HHS Early Career Achievement Award recipient finds ingredients for success in brand management career
Written By: Rebecca Hoffa, firstname.lastname@example.org
Johanna Rohler has always been fascinated by both the art and science of nutrition, but when she sustained a jaw injury her senior year of high school and couldn’t chew anything, she discovered a career path awaiting her. A 2016 graduate of Purdue University’s College of Health and Human Sciences (HHS), Rohler found a supportive, welcoming family culture that shared her love for healthy food in HHS’ Department of Nutrition Science.
“(My injury) made me even more attuned to nutrition and helping people go through a variety of different challenges in that area because I was not able to chew anything for a while, and it affected my life in so many ways,” Rohler recalled. “I had to eat such a modified diet.”
Now the senior brand manager of Bertolli Olive Oil at Deoleo, Rohler is being recognized with the 2023 HHS Early Career Achievement Award for the strides she has made connecting her passion for nutrition with her marketing prowess.
“Purdue has invested a lot in me, whether it’s been relationships with faculty over the years or scholarships, all kinds of things,” Rohler said. “This (award) tells me that they think it’s been a well-placed investment.”
Although Rohler started her career as a registered dietitian in a hospital, she later decided to connect her nutrition knowledge with a Master of Business Administration degree from Indiana University. By being exposed to the different specialties within the business world, she discovered her love for brand management within the food industry.
As senior brand manager of Bertolli Olive Oil, Rohler manages all aspects of the brand, including building the innovation pipeline, developing the products consumers need that don’t exist yet, and creating marketing campaigns that tell the brand’s story to build awareness and drive equity with consumers.
“One of the things that I love about my career and what I get to do is being right at the forefront of consumer needs and then being able to meet those needs in a way that improves their lives — and in some cases, their health too,” Rohler said.
Previously, Rohler has worked in marketing and brand management on iconic brands such as Simply Orange Juice, Minute Maid and Doritos. One of the projects Rohler worked on while at Coca-Cola recently came to fruition with the launch of Simply Mixology, a healthy mocktail mixer drink that can be consumed with or without alcohol.
“I think what’s really cool about that is it meets consumers where they are. The sober-curious trend is such a great thing from a health perspective,” Rohler said. “Mixers can have so much junk in them, so to create a product that is made from the purest ingredients to be consumed either by itself or as a mixer is a huge value-add for consumers.”
In recent years, Rohler has also begun freelancing as a registered dietitian and seeing patients via telehealth, passionate to improve both the accessibility and affordability of nutrition care for those who need it most. Her freelance work has included everything from individual weight management counseling to a contract with the Colorado Health Network for a year-long intervention study with low-income, at-risk, HIV-positive populations.

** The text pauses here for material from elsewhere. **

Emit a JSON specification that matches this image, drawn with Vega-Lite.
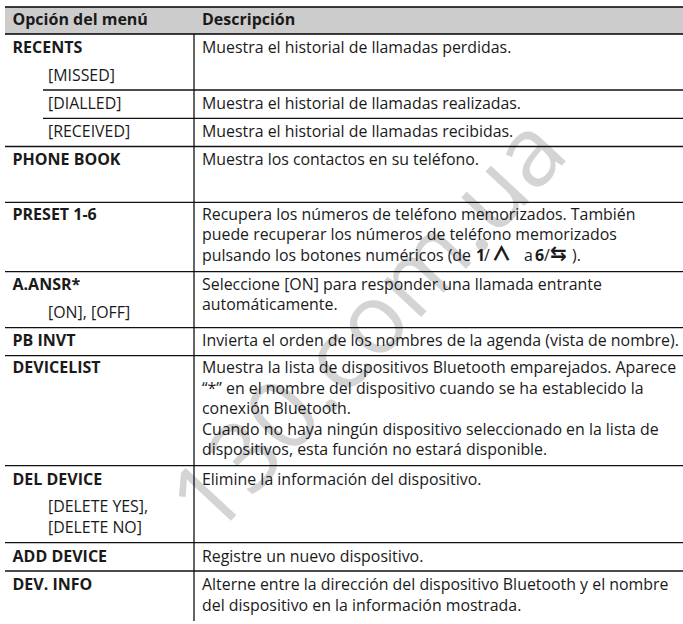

“I think understanding both sides, both from the nutritional lens but then also from the marketing lens, really has been a huge asset and helped me see things in a unique way,” Rohler said. “I’m able to operate in the crosshairs of understanding what consumers both need and want and then having the business acumen to be able to do something about it.”
During her time as a student at Purdue, Rohler worked in the Department of Nutrition Science’s Metabolic Kitchen, took up salsa dancing, frequented various athletics events and developed a huge passion for thrift shopping. One of the most influential moments in her nutrition and dietetics major was taking NUTR 40000 (Executive in the Classroom), where she was able to learn the many different possibilities across the food industry from real-life executives.
“As a dietitian, you can meet people where they are and can give them the tools they need to enjoy this really important part of life — because food is not just nourishment; it’s also social connection — and then also teach them how to enjoy it in a way that helps them feel their best and enjoy the best possible quality of life,” Rohler said.
Rohler noted maintaining a teachable and humble spirit, staying curious about the world, and being receptive to growth have been important in shaping her professional journey.
“Those are the ingredients that have accelerated success in my career so far and things I keep at the forefront to fuel my career into the future as well,” Rohler said.